* BEGIN *

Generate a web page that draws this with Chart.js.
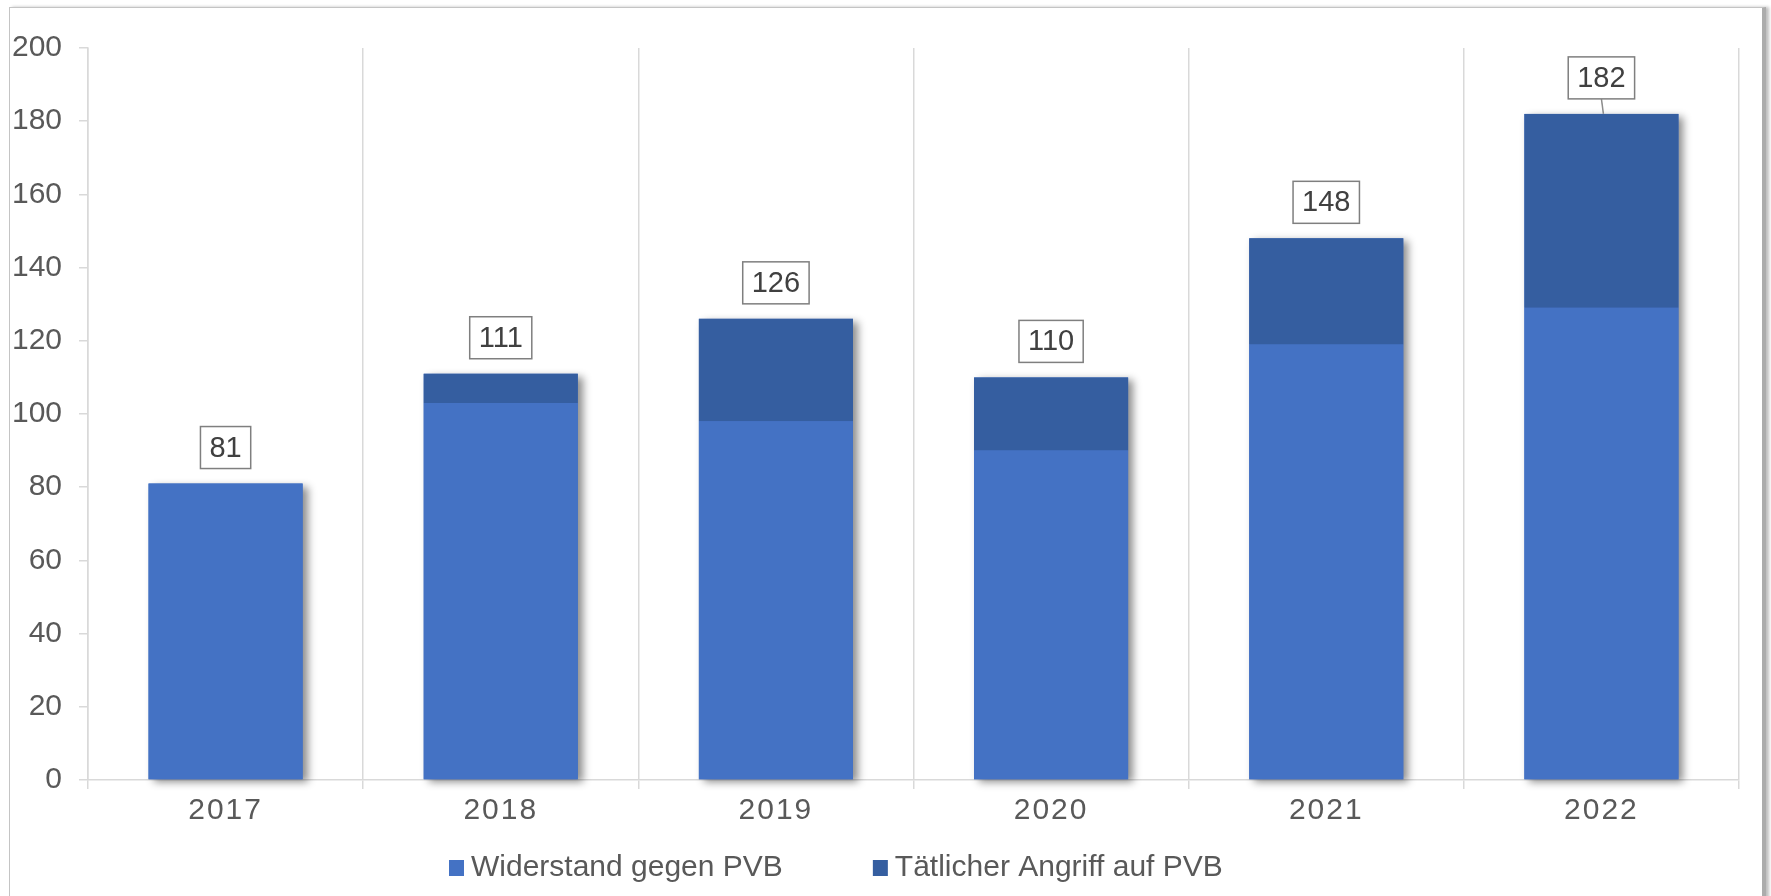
<!DOCTYPE html>
<html>
<head>
<meta charset="utf-8">
<script src="https://cdn.jsdelivr.net/npm/chart.js@4.4.1/dist/chart.umd.min.js"></script>
<style>
    body { margin: 0; background: #fff; overflow: hidden; }
    #frame {
        position: absolute; left: 9px; top: 7px; width: 1752px; height: 1000px;
        border-left: 1px solid #c4c4c4; border-top: 1px solid #c4c4c4;
        border-right: 4px solid #acacac; box-shadow: 3px 0 3px rgba(0,0,0,0.25);
    }
    #chart { position: absolute; left: 0; top: 0; }
</style>
</head>
<body>
<div id="frame"></div>
<canvas id="chart" width="1771" height="896"></canvas>
<script>
const years = ["2017", "2018", "2019", "2020", "2021", "2022"]
const widerstand = [81, 103, 98, 90, 119, 129]
const angriff = [0, 8, 28, 20, 29, 53]
const seriesNames = ["Widerstand gegen PVB", "Tätlicher Angriff auf PVB"]
const yMin = 0
const yMax = 200
const yStep = 20

const totals = years.map((y, i) => widerstand[i] + angriff[i])
const leaderLineFor = [false, false, false, false, false, true]

Chart.defaults.font.family = '"Liberation Sans", Arial, sans-serif'

// one shadow behind the whole stack, so the split between segments stays clean
const stackShadow = {
    id: "stackShadow",
    beforeDatasetsDraw(chart) {
        const ctx = chart.ctx
        const low = chart.getDatasetMeta(0)
        const high = chart.getDatasetMeta(1)
        low.data.forEach((bar, i) => {
            const top = Math.min(bar.y, high.data[i].y)
            ctx.save()
            ctx.shadowColor = "rgba(0,0,0,0.45)"
            ctx.shadowBlur = 8
            ctx.shadowOffsetX = 5
            ctx.shadowOffsetY = 3
            ctx.fillStyle = "#4472c4"
            ctx.fillRect(bar.x - bar.width / 2, top, bar.width, bar.base - top)
            ctx.restore()
        })
    }
}

const totalLabels = {
    id: "totalLabels",
    afterDatasetsDraw(chart) {
        const ctx = chart.ctx
        const low = chart.getDatasetMeta(0)
        const high = chart.getDatasetMeta(1)
        ctx.save()
        ctx.font = '29px "Liberation Sans", Arial, sans-serif'
        ctx.textAlign = "center"
        ctx.textBaseline = "middle"
        low.data.forEach((bar, i) => {
            const top = Math.min(bar.y, high.data[i].y)
            const text = String(totals[i])
            const w = ctx.measureText(text).width + 18
            const h = 42
            const bottom = top - 15
            if (leaderLineFor[i]) {
                ctx.strokeStyle = "#8c8c8c"
                ctx.lineWidth = 1.5
                ctx.beginPath()
                ctx.moveTo(bar.x, bottom)
                ctx.lineTo(bar.x + 2, top)
                ctx.stroke()
            }
            ctx.fillStyle = "#fff"
            ctx.fillRect(bar.x - w / 2, bottom - h, w, h)
            ctx.strokeStyle = "#7f7f7f"
            ctx.lineWidth = 1.5
            ctx.strokeRect(bar.x - w / 2, bottom - h, w, h)
            ctx.fillStyle = "#404040"
            ctx.fillText(text, bar.x, bottom - h / 2 + 1)
        })
        ctx.restore()
        // the year labels (ticks z: 1) are drawn next, spaced out a little
        ctx.letterSpacing = "2px"
    },
    afterDraw(chart) {
        const ctx = chart.ctx
        ctx.letterSpacing = "0px"
        ctx.save()
        ctx.font = '30px "Liberation Sans", Arial, sans-serif'
        ctx.textBaseline = "middle"
        ctx.textAlign = "left"
        let x = 449
        const y = 868
        chart.data.datasets.forEach(ds => {
            ctx.fillStyle = ds.backgroundColor
            ctx.fillRect(x, y - 8, 15, 16)
            x += 22
            ctx.fillStyle = "#595959"
            ctx.fillText(ds.label, x, y)
            x += ctx.measureText(ds.label).width + 90
        })
        ctx.restore()
    }
}

new Chart(document.getElementById("chart").getContext("2d"), {
    type: "bar",
    data: {
        labels: years,
        datasets: [
            {
                label: seriesNames[0],
                data: widerstand,
                backgroundColor: "#4472c4",
                borderWidth: 0
            },
            {
                label: seriesNames[1],
                data: angriff,
                backgroundColor: "#355ea0",
                borderWidth: 0
            }
        ]
    },
    options: {
        responsive: false,
        animation: false,
        categoryPercentage: 1,
        barPercentage: 0.56,
        layout: { padding: { top: 48, left: 0, right: 32, bottom: 56 } },
        plugins: {
            legend: { display: false },
            tooltip: { enabled: false }
        },
        scales: {
            x: {
                stacked: true,
                grid: { offset: true, color: "#d9d9d9", lineWidth: 1.5, tickLength: 9 },
                border: { color: "#d9d9d9", width: 1.5 },
                ticks: { z: 1, color: "#595959", font: { size: 30 }, padding: 4 },
                afterFit(scale) { scale.height = 60 }
            },
            y: {
                stacked: true,
                min: yMin,
                max: yMax,
                ticks: { stepSize: yStep, color: "#595959", font: { size: 30 }, padding: 17 },
                grid: { drawOnChartArea: false, color: "#d9d9d9", lineWidth: 1.5, tickLength: 9 },
                border: { color: "#d9d9d9", width: 1.5 },
                afterFit(scale) { scale.width = 88 }
            }
        }
    },
    plugins: [stackShadow, totalLabels]
})
</script>
</body>
</html>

* END *

Copy the material shown above in full and exactly. Skip the pictures.

▶ **Answer to the problem**
Generate a web page that draws this with Chart.js.
<!DOCTYPE html>
<html>
<head>
<meta charset="utf-8">
<script src="https://cdn.jsdelivr.net/npm/chart.js@4.4.1/dist/chart.umd.min.js"></script>
<style>
    body { margin: 0; background: #fff; overflow: hidden; }
    #frame {
        position: absolute; left: 9px; top: 7px; width: 1752px; height: 1000px;
        border-left: 1px solid #c4c4c4; border-top: 1px solid #c4c4c4;
        border-right: 4px solid #acacac; box-shadow: 3px 0 3px rgba(0,0,0,0.25);
    }
    #chart { position: absolute; left: 0; top: 0; }
</style>
</head>
<body>
<div id="frame"></div>
<canvas id="chart" width="1771" height="896"></canvas>
<script>
const years = ["2017", "2018", "2019", "2020", "2021", "2022"]
const widerstand = [81, 103, 98, 90, 119, 129]
const angriff = [0, 8, 28, 20, 29, 53]
const seriesNames = ["Widerstand gegen PVB", "Tätlicher Angriff auf PVB"]
const yMin = 0
const yMax = 200
const yStep = 20

const totals = years.map((y, i) => widerstand[i] + angriff[i])
const leaderLineFor = [false, false, false, false, false, true]

Chart.defaults.font.family = '"Liberation Sans", Arial, sans-serif'

// one shadow behind the whole stack, so the split between segments stays clean
const stackShadow = {
    id: "stackShadow",
    beforeDatasetsDraw(chart) {
        const ctx = chart.ctx
        const low = chart.getDatasetMeta(0)
        const high = chart.getDatasetMeta(1)
        low.data.forEach((bar, i) => {
            const top = Math.min(bar.y, high.data[i].y)
            ctx.save()
            ctx.shadowColor = "rgba(0,0,0,0.45)"
            ctx.shadowBlur = 8
            ctx.shadowOffsetX = 5
            ctx.shadowOffsetY = 3
            ctx.fillStyle = "#4472c4"
            ctx.fillRect(bar.x - bar.width / 2, top, bar.width, bar.base - top)
            ctx.restore()
        })
    }
}

const totalLabels = {
    id: "totalLabels",
    afterDatasetsDraw(chart) {
        const ctx = chart.ctx
        const low = chart.getDatasetMeta(0)
        const high = chart.getDatasetMeta(1)
        ctx.save()
        ctx.font = '29px "Liberation Sans", Arial, sans-serif'
        ctx.textAlign = "center"
        ctx.textBaseline = "middle"
        low.data.forEach((bar, i) => {
            const top = Math.min(bar.y, high.data[i].y)
            const text = String(totals[i])
            const w = ctx.measureText(text).width + 18
            const h = 42
            const bottom = top - 15
            if (leaderLineFor[i]) {
                ctx.strokeStyle = "#8c8c8c"
                ctx.lineWidth = 1.5
                ctx.beginPath()
                ctx.moveTo(bar.x, bottom)
                ctx.lineTo(bar.x + 2, top)
                ctx.stroke()
            }
            ctx.fillStyle = "#fff"
            ctx.fillRect(bar.x - w / 2, bottom - h, w, h)
            ctx.strokeStyle = "#7f7f7f"
            ctx.lineWidth = 1.5
            ctx.strokeRect(bar.x - w / 2, bottom - h, w, h)
            ctx.fillStyle = "#404040"
            ctx.fillText(text, bar.x, bottom - h / 2 + 1)
        })
        ctx.restore()
        // the year labels (ticks z: 1) are drawn next, spaced out a little
        ctx.letterSpacing = "2px"
    },
    afterDraw(chart) {
        const ctx = chart.ctx
        ctx.letterSpacing = "0px"
        ctx.save()
        ctx.font = '30px "Liberation Sans", Arial, sans-serif'
        ctx.textBaseline = "middle"
        ctx.textAlign = "left"
        let x = 449
        const y = 868
        chart.data.datasets.forEach(ds => {
            ctx.fillStyle = ds.backgroundColor
            ctx.fillRect(x, y - 8, 15, 16)
            x += 22
            ctx.fillStyle = "#595959"
            ctx.fillText(ds.label, x, y)
            x += ctx.measureText(ds.label).width + 90
        })
        ctx.restore()
    }
}

new Chart(document.getElementById("chart").getContext("2d"), {
    type: "bar",
    data: {
        labels: years,
        datasets: [
            {
                label: seriesNames[0],
                data: widerstand,
                backgroundColor: "#4472c4",
                borderWidth: 0
            },
            {
                label: seriesNames[1],
                data: angriff,
                backgroundColor: "#355ea0",
                borderWidth: 0
            }
        ]
    },
    options: {
        responsive: false,
        animation: false,
        categoryPercentage: 1,
        barPercentage: 0.56,
        layout: { padding: { top: 48, left: 0, right: 32, bottom: 56 } },
        plugins: {
            legend: { display: false },
            tooltip: { enabled: false }
        },
        scales: {
            x: {
                stacked: true,
                grid: { offset: true, color: "#d9d9d9", lineWidth: 1.5, tickLength: 9 },
                border: { color: "#d9d9d9", width: 1.5 },
                ticks: { z: 1, color: "#595959", font: { size: 30 }, padding: 4 },
                afterFit(scale) { scale.height = 60 }
            },
            y: {
                stacked: true,
                min: yMin,
                max: yMax,
                ticks: { stepSize: yStep, color: "#595959", font: { size: 30 }, padding: 17 },
                grid: { drawOnChartArea: false, color: "#d9d9d9", lineWidth: 1.5, tickLength: 9 },
                border: { color: "#d9d9d9", width: 1.5 },
                afterFit(scale) { scale.width = 88 }
            }
        }
    },
    plugins: [stackShadow, totalLabels]
})
</script>
</body>
</html>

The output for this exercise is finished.